Kalea Moore

Personal information
- Full name: Kalea Moore
- Born: 27 March 2003 (age 23) Greenwich, Greater London, England
- Batting: Right-handed
- Bowling: Right-arm off break
- Role: All-rounder

Domestic team information
- 2019–2024: Kent
- 2021–2024: South East Stars
- 2021–2022: Northern Superchargers
- 2023–2024: Southern Brave
- 2025–present: Surrey
- 2025–present: Oval Invincibles

Career statistics
| Competition | WLA | WT20 |
| Matches | 27 | 64 |
| Runs scored | 289 | 324 |
| Batting average | 17.00 | 16.20 |
| 100s/50s | 0/1 | 0/1 |
| Top score | 52* | 57* |
| Balls bowled | 894 | 968 |
| Wickets | 25 | 51 |
| Bowling average | 28.72 | 21.17 |
| 5 wickets in innings | 0 | 0 |
| 10 wickets in match | 0 | 0 |
| Best bowling | 3/10 | 4/10 |
| Catches/stumpings | 6/– | 14/– |
- Source: CricketArchive, 18 October 2024

= Kalea Moore =

English cricketer

Kalea Moore (born 27 March 2003) is an English cricketer who currently plays for Surrey and Oval Invincibles. An all-rounder, she is a right-arm off break bowler and right-handed batter. She has previously played for Kent, South East Stars and Northern Superchargers.

==Early life==
Moore was born on 27 March 2003 in Greenwich, Greater London. She attended St Lawrence College, Ramsgate.

==Domestic career==
Moore made her county debut in 2019, for Kent against Yorkshire. That season, she took 4 wickets in the County Championship and 4 wickets in the Twenty20 Cup, helping Kent win their 8th Championship title. In 2021, she was Kent's leading wicket-taker in the Twenty20 Cup with 9 wickets at an average of 15.77, helping her side to win the South East Group. At the end of the season, she was named as Kent's Women's Club Player of the Year. She played eight matches for Kent in the 2022 Women's Twenty20 Cup, taking eight wickets at an average of 20.50. She played two matches for the side in the 2023 Women's Twenty20 Cup, including taking 4/10 against Oxfordshire.

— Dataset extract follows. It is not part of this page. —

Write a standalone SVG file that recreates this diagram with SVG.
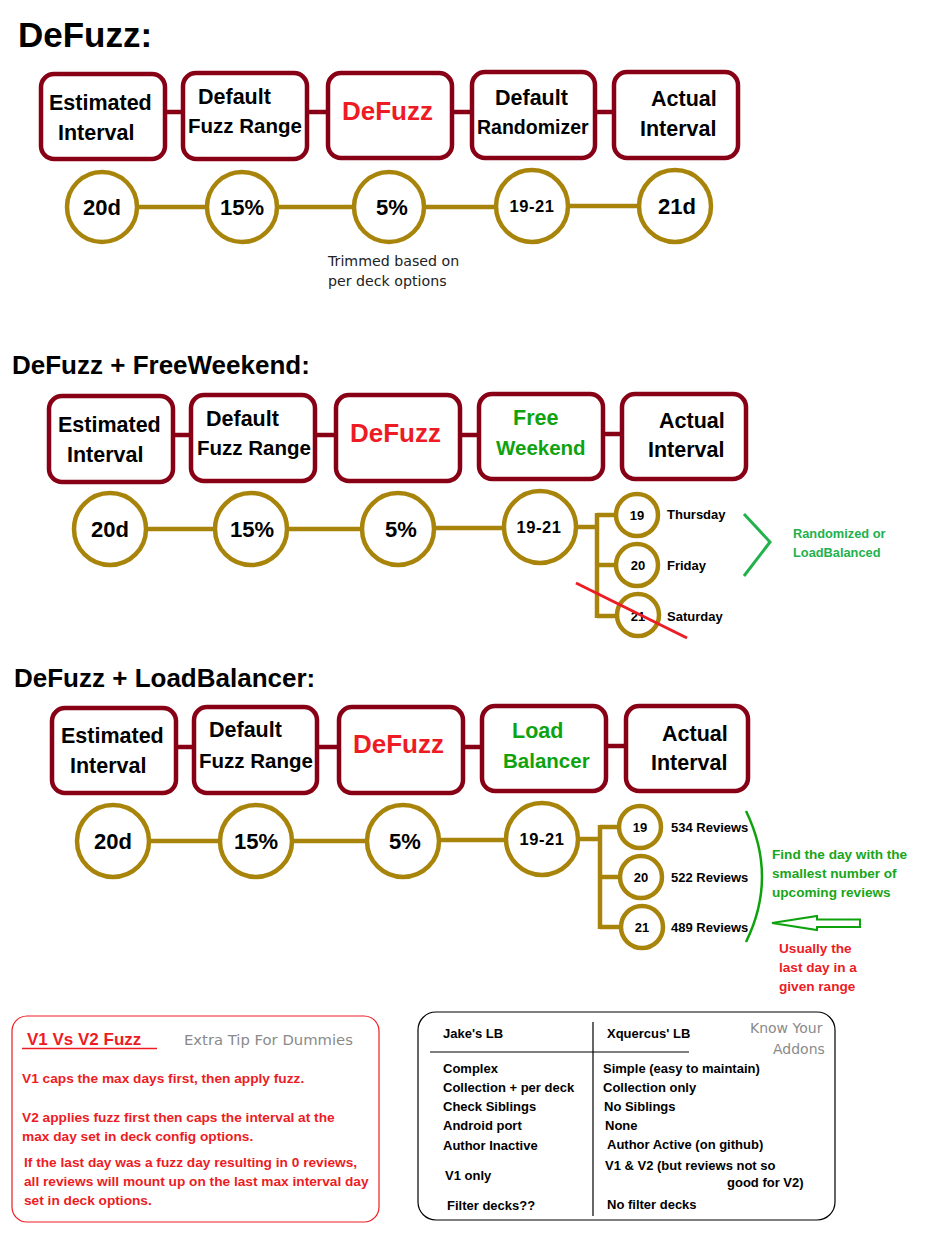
<svg xmlns="http://www.w3.org/2000/svg" width="929" height="1243" viewBox="0 0 929 1243">
<style>
.box{fill:#fff;stroke:#880015;stroke-width:4.5}
.circ{fill:#fff;stroke:#A8840A;stroke-width:4.5}
.lnk{stroke:#880015;stroke-width:4.5;fill:none}
.gl{stroke:#A8840A;stroke-width:4.5;fill:none}
text{font-family:"Liberation Sans",Arial,sans-serif;font-weight:bold;fill:#000}
.title{font-size:26px}
.bt{font-size:21.5px}
.bn{font-size:20.5px}
.red{fill:#ED1C24}
.grn{fill:#0EA30E}
.df{font-size:26px;fill:#ED1C24}
.ct{font-size:22px;text-anchor:middle}
.cs{font-size:16.5px;text-anchor:middle;letter-spacing:0.6px}
.st{font-size:13px;text-anchor:middle}
.lab{font-size:13px}
.hand{font-family:"DejaVu Sans",sans-serif;font-weight:normal}
.note{font-size:13.7px}
.tbl{font-size:13px}
.fnd{font-size:13.6px;fill:#19A519}
</style>

<text x="18" y="47" style="font-size:35px">DeFuzz:</text>
<text x="12" y="374" class="title">DeFuzz + FreeWeekend:</text>
<text x="14" y="687" class="title">DeFuzz + LoadBalancer:</text>

<g id="connectors">
  <line class="lnk" x1="165" y1="112" x2="183" y2="112"/>
  <line class="lnk" x1="307" y1="112" x2="328" y2="112"/>
  <line class="lnk" x1="452" y1="112" x2="472" y2="112"/>
  <line class="lnk" x1="595" y1="112" x2="614" y2="112"/>
  <line class="gl" x1="137" y1="207" x2="207" y2="207"/>
  <line class="gl" x1="277" y1="207" x2="354" y2="207"/>
  <line class="gl" x1="424" y1="207" x2="496" y2="207"/>
  <line class="gl" x1="568" y1="206" x2="639" y2="206"/>
  <line class="lnk" x1="173" y1="435" x2="191" y2="435"/>
  <line class="lnk" x1="315" y1="435" x2="336" y2="435"/>
  <line class="lnk" x1="460" y1="435" x2="479" y2="435"/>
  <line class="lnk" x1="603" y1="434" x2="622" y2="434"/>
  <line class="gl" x1="146" y1="529" x2="215" y2="529"/>
  <line class="gl" x1="287" y1="529" x2="362" y2="529"/>
  <line class="gl" x1="434" y1="528" x2="504" y2="528"/>
  <line class="gl" x1="576" y1="527" x2="597" y2="527"/>
  <line class="gl" x1="597" y1="513" x2="597" y2="618"/>
  <line class="gl" x1="597" y1="515" x2="616" y2="515"/>
  <line class="gl" x1="597" y1="565" x2="616" y2="565"/>
  <line class="gl" x1="597" y1="616" x2="616" y2="616"/>
  <line class="lnk" x1="176" y1="747" x2="194" y2="747"/>
  <line class="lnk" x1="317" y1="747" x2="339" y2="747"/>
  <line class="lnk" x1="463" y1="747" x2="482" y2="747"/>
  <line class="lnk" x1="606" y1="746" x2="626" y2="746"/>
  <line class="gl" x1="149" y1="841" x2="220" y2="841"/>
  <line class="gl" x1="292" y1="841" x2="367" y2="841"/>
  <line class="gl" x1="439" y1="840" x2="506" y2="840"/>
  <line class="gl" x1="578" y1="839" x2="600" y2="839"/>
  <line class="gl" x1="600" y1="825" x2="600" y2="929"/>
  <line class="gl" x1="600" y1="827" x2="619" y2="827"/>
  <line class="gl" x1="600" y1="877" x2="620" y2="877"/>
  <line class="gl" x1="600" y1="927" x2="621" y2="927"/>
</g>

<g id="s1-estimated"><rect class="box" x="41" y="74" width="124" height="85" rx="13"/><text class="bt" x="49" y="110">Estimated</text><text class="bt" x="58" y="140">Interval</text></g>
<g id="s1-fuzzrange"><rect class="box" x="183" y="73" width="124" height="86" rx="13"/><text class="bt" x="198" y="104">Default</text><text class="bn" x="188" y="133">Fuzz Range</text></g>
<g id="s1-defuzz"><rect class="box" x="328" y="73" width="124" height="85" rx="13"/><text class="df" x="342" y="120">DeFuzz</text></g>
<g id="s1-randomizer"><rect class="box" x="472" y="72" width="123" height="86" rx="13"/><text class="bt" x="495" y="105">Default</text><text x="477" y="134" style="font-size:19.5px">Randomizer</text></g>
<g id="s1-actual"><rect class="box" x="614" y="72" width="124" height="86" rx="13"/><text class="bt" x="651" y="106">Actual</text><text class="bt" x="640" y="136">Interval</text></g>

<g id="s1-c1"><circle class="circ" cx="102" cy="207" r="35"/><text class="ct" x="102" y="215">20d</text></g>
<g id="s1-c2"><circle class="circ" cx="242" cy="207" r="35"/><text class="ct" x="242" y="215">15%</text></g>
<g id="s1-c3"><circle class="circ" cx="389" cy="207" r="35"/><text class="ct" x="392" y="215">5%</text></g>
<g id="s1-c4"><circle class="circ" cx="532" cy="206" r="36"/><text class="cs" x="532" y="212">19-21</text></g>
<g id="s1-c5"><circle class="circ" cx="675" cy="206" r="36"/><text class="ct" x="677" y="214">21d</text></g>
<g id="s1-note"><text class="hand" x="328" y="266" style="font-size:14.2px;fill:#222">Trimmed based on</text><text class="hand" x="328" y="286" style="font-size:14.2px;fill:#222">per deck options</text></g>

<g id="s2-estimated"><rect class="box" x="49" y="396" width="124" height="86" rx="13"/><text class="bt" x="58" y="432">Estimated</text><text class="bt" x="67" y="462">Interval</text></g>
<g id="s2-fuzzrange"><rect class="box" x="191" y="395" width="124" height="86" rx="13"/><text class="bt" x="206" y="426">Default</text><text class="bn" x="197" y="455">Fuzz Range</text></g>
<g id="s2-defuzz"><rect class="box" x="336" y="395" width="124" height="86" rx="13"/><text class="df" x="350" y="442">DeFuzz</text></g>
<g id="s2-freeweekend"><rect class="box" x="479" y="394" width="124" height="85" rx="13"/><text class="bt grn" x="513" y="425">Free</text><text class="bn grn" x="496" y="455">Weekend</text></g>
<g id="s2-actual"><rect class="box" x="622" y="394" width="124" height="85" rx="13"/><text class="bt" x="659" y="428">Actual</text><text class="bt" x="648" y="457">Interval</text></g>

<g id="s2-c1"><circle class="circ" cx="110" cy="529" r="36"/><text class="ct" x="110" y="537">20d</text></g>
<g id="s2-c2"><circle class="circ" cx="251" cy="529" r="36"/><text class="ct" x="252" y="537">15%</text></g>
<g id="s2-c3"><circle class="circ" cx="398" cy="529" r="36"/><text class="ct" x="401" y="537">5%</text></g>
<g id="s2-c4"><circle class="circ" cx="540" cy="527" r="36"/><text class="cs" x="539" y="533">19-21</text></g>
<g id="s2-d19"><circle class="circ" cx="637" cy="515" r="21"/><text class="st" x="637" y="520">19</text><text class="lab" x="667" y="519">Thursday</text></g>
<g id="s2-d20"><circle class="circ" cx="637" cy="565" r="21"/><text class="st" x="638" y="570">20</text><text class="lab" x="667" y="570">Friday</text></g>
<g id="s2-d21"><circle class="circ" cx="638" cy="615" r="21"/><text class="st" x="638" y="621">21</text><text class="lab" x="667" y="621">Saturday</text></g>
<g id="s2-strike"><line x1="576" y1="583" x2="687" y2="638" stroke="#ED1C24" stroke-width="3"/></g>
<g id="s2-note"><polyline points="744,514 770,542 744,576" fill="none" stroke="#22B14C" stroke-width="3"/><text x="793" y="538" style="font-size:12.8px;fill:#22B14C">Randomized or</text><text x="793" y="557" style="font-size:12.8px;fill:#22B14C">LoadBalanced</text></g>

<g id="s3-estimated"><rect class="box" x="52" y="708" width="124" height="85" rx="13"/><text class="bt" x="61" y="743">Estimated</text><text class="bt" x="70" y="773">Interval</text></g>
<g id="s3-fuzzrange"><rect class="box" x="194" y="707" width="123" height="86" rx="13"/><text class="bt" x="209" y="737">Default</text><text class="bn" x="199" y="768">Fuzz Range</text></g>
<g id="s3-defuzz"><rect class="box" x="339" y="707" width="124" height="86" rx="13"/><text class="df" x="353" y="753">DeFuzz</text></g>
<g id="s3-loadbalancer"><rect class="box" x="482" y="706" width="124" height="85" rx="13"/><text class="bt grn" x="512" y="738">Load</text><text class="bn grn" x="503" y="768">Balancer</text></g>
<g id="s3-actual"><rect class="box" x="626" y="706" width="122" height="85" rx="13"/><text class="bt" x="662" y="741">Actual</text><text class="bt" x="651" y="770">Interval</text></g>

<g id="s3-c1"><circle class="circ" cx="113" cy="841" r="36"/><text class="ct" x="113" y="849">20d</text></g>
<g id="s3-c2"><circle class="circ" cx="256" cy="841" r="36"/><text class="ct" x="256" y="849">15%</text></g>
<g id="s3-c3"><circle class="circ" cx="403" cy="841" r="36"/><text class="ct" x="405" y="849">5%</text></g>
<g id="s3-c4"><circle class="circ" cx="542" cy="839" r="36"/><text class="cs" x="542" y="845">19-21</text></g>
<g id="s3-d19"><circle class="circ" cx="640" cy="827" r="21"/><text class="st" x="640" y="832">19</text><text class="lab" x="671" y="832">534 Reviews</text></g>
<g id="s3-d20"><circle class="circ" cx="641" cy="877" r="21"/><text class="st" x="641" y="882">20</text><text class="lab" x="671" y="882">522 Reviews</text></g>
<g id="s3-d21"><circle class="circ" cx="642" cy="927" r="21"/><text class="st" x="642" y="932">21</text><text class="lab" x="671" y="932">489 Reviews</text></g>
<g id="s3-note">
  <path d="M746,811 Q778,877 746,942" fill="none" stroke="#0EA30E" stroke-width="2.5"/>
  <text x="772" y="859" class="fnd">Find the day with the</text>
  <text x="772" y="878" class="fnd">smallest number of</text>
  <text x="772" y="897" class="fnd">upcoming reviews</text>
  <polygon points="772,923 817,916 817,919.5 860,919.5 860,927 817,927 817,930" fill="#fff" stroke="#0EA30E" stroke-width="2"/>
  <text x="779" y="953" style="font-size:13.6px" class="red">Usually the</text>
  <text x="779" y="972" style="font-size:13.6px" class="red">last day in a</text>
  <text x="779" y="991" style="font-size:13.6px" class="red">given range</text>
</g>

<g id="tip-box">
  <rect x="12" y="1016" width="367" height="206" rx="15" fill="#fff" stroke="#ED1C24" stroke-width="1.2"/>
  <text x="27" y="1045" class="red" style="font-size:17px">V1 Vs V2 Fuzz</text>
  <line x1="22" y1="1048.5" x2="157" y2="1048.5" stroke="#ED1C24" stroke-width="1.5"/>
  <text x="184" y="1045" class="hand" style="font-size:14.8px;fill:#8a8a8a">Extra Tip For Dummies</text>
  <text x="22" y="1083" class="red note">V1 caps the max days first, then apply fuzz.</text>
  <text x="22" y="1122" class="red note">V2 applies fuzz first then caps the interval at the</text>
  <text x="22" y="1141" class="red note">max day set in deck config options.</text>
  <text x="24" y="1167" class="red note">If the last day was a fuzz day resulting in 0 reviews,</text>
  <text x="24" y="1186" class="red note">all reviews will mount up on the last max interval day</text>
  <text x="24" y="1205" class="red note">set in deck options.</text>
</g>

<g id="addons-box">
  <rect x="418" y="1012" width="417" height="208" rx="18" fill="#fff" stroke="#000" stroke-width="1.2"/>
  <line x1="593" y1="1022" x2="593" y2="1216" stroke="#000" stroke-width="1.2"/>
  <line x1="430" y1="1052" x2="689" y2="1052" stroke="#000" stroke-width="1.2"/>
  <text x="443" y="1038" class="tbl">Jake's LB</text>
  <text x="607" y="1038" class="tbl">Xquercus' LB</text>
  <text x="750" y="1033" class="hand" style="font-size:14px;fill:#8a8a8a">Know Your</text>
  <text x="773" y="1054" class="hand" style="font-size:14px;fill:#8a8a8a">Addons</text>
  <text x="443" y="1073" class="tbl">Complex</text>
  <text x="443" y="1092" class="tbl">Collection + per deck</text>
  <text x="443" y="1111" class="tbl">Check Siblings</text>
  <text x="443" y="1130" class="tbl">Android port</text>
  <text x="443" y="1150" class="tbl">Author Inactive</text>
  <text x="445" y="1180" class="tbl">V1 only</text>
  <text x="447" y="1210" class="tbl">Filter decks??</text>
  <text x="603" y="1073" class="tbl">Simple (easy to maintain)</text>
  <text x="603" y="1092" class="tbl">Collection only</text>
  <text x="604" y="1111" class="tbl">No Siblings</text>
  <text x="605" y="1130" class="tbl">None</text>
  <text x="607" y="1149" class="tbl">Author Active (on github)</text>
  <text x="605" y="1170" class="tbl">V1 &amp; V2 (but reviews not so</text>
  <text x="727" y="1187" class="tbl">good for V2)</text>
  <text x="607" y="1209" class="tbl">No filter decks</text>
</g>
</svg>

In 2021, Moore was named as part of the South East Stars squad for their upcoming season. She made her debut for the side in the opening match of the Charlotte Edwards Cup, against Lightning. She went on to play every match in the competition that season, taking 6 wickets at an average of 21.16, as her side won the competition. She also played three matches in the Rachael Heyhoe Flint Trophy, and took four wickets in five matches for Northern Superchargers in The Hundred. In 2022, she played seven matches for South East Stars in the 2022 Charlotte Edwards Cup, scoring 133 runs and taking eight wickets at an average of 8.50. She scored her maiden Twenty20 half-century against Western Storm, making 57*. Moore was again in the Northern Superchargers squad in The Hundred, but missed the competition, and the rest of the season for Stars, due to injury. At the end of the 2022 season, it was announced that Moore had signed her first professional contract with South East Stars.

In 2023, she played 11 matches for South East Stars, across the Rachael Heyhoe Flint Trophy and the Charlotte Edwards Cup, as well as taking 5 wickets in 9 matches for Southern Brave in The Hundred. In 2024, she played 22 matches for South East Stars, across the Rachael Heyhoe Flint Trophy and the Charlotte Edwards Cup, scoring one half-century and taking 21 wickets.